Professor

Lauren Berlant

(
1958
2021
)
University of Chicago
;
Chicago, IL
Scholar; Cultural theorist; Author
Area
Humanities and Arts
Specialty
Literature and Language Studies
Elected
2018

Senior Americanist and long-time co-editor of the foremost US scholarly journal in critical theory, Berlant is recognized well beyond her home discipline as a leading critic, historian, and theorist of American literature and political subjectivity more broadly. Her first three single-authored books deliver an influential account of sentimentality as an aesthetic phenomenon and force in shaping national literary and popular cultural production as well as race, gender and sexuality, topics that focus her assessment of the relation between attachment to persons and attachment to the concepts that constitute political discourse.

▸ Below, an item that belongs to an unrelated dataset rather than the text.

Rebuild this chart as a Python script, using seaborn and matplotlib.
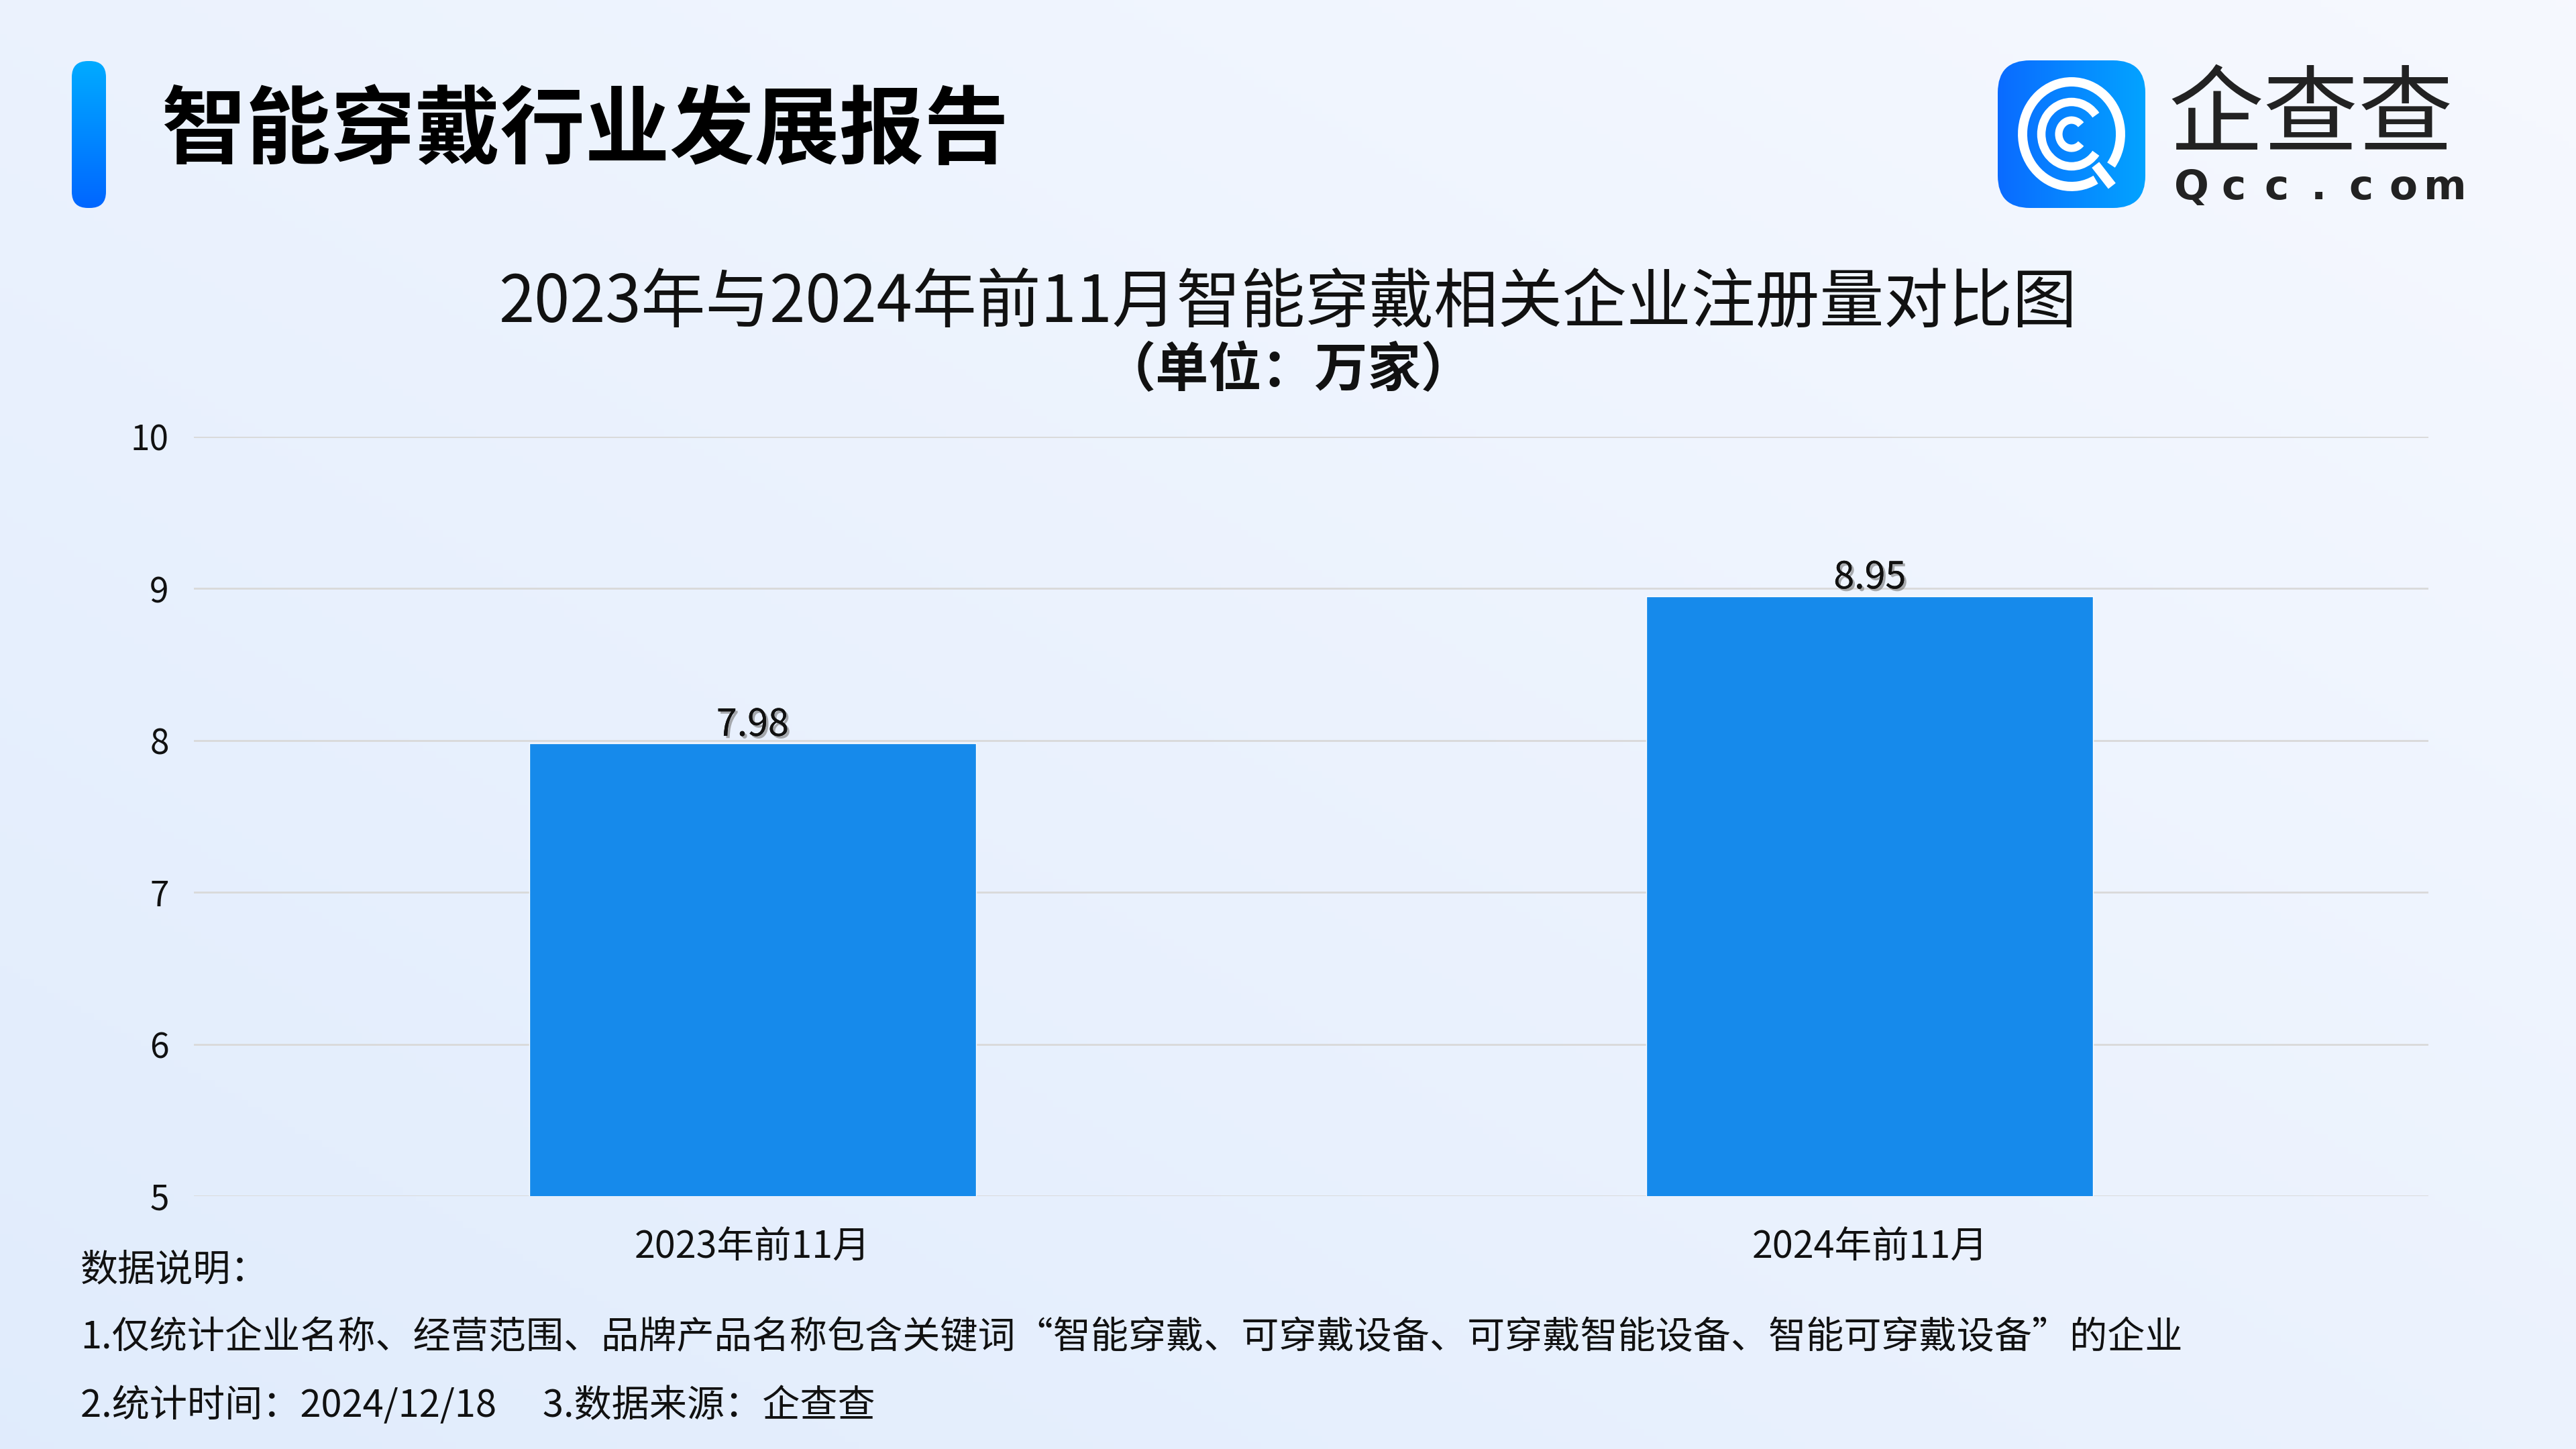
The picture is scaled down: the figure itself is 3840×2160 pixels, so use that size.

She is also a prominent theorist of trauma and the event, arguing that what are often called exceptional or catastrophic events actually take place in the ordinary, which she recasts as the ongoing precarious and creative scene of the life of the body, consciousness, and collectively held worlds. Berlant's many widely-reprinted critical essays and her other books of the 2000s have built on the national sentimentality work to establish her as a leading figure in feminist studies, queer theory, critical theory, cultural criticism, and the study of the affective processes that traverse aesthetic and lived forms of life.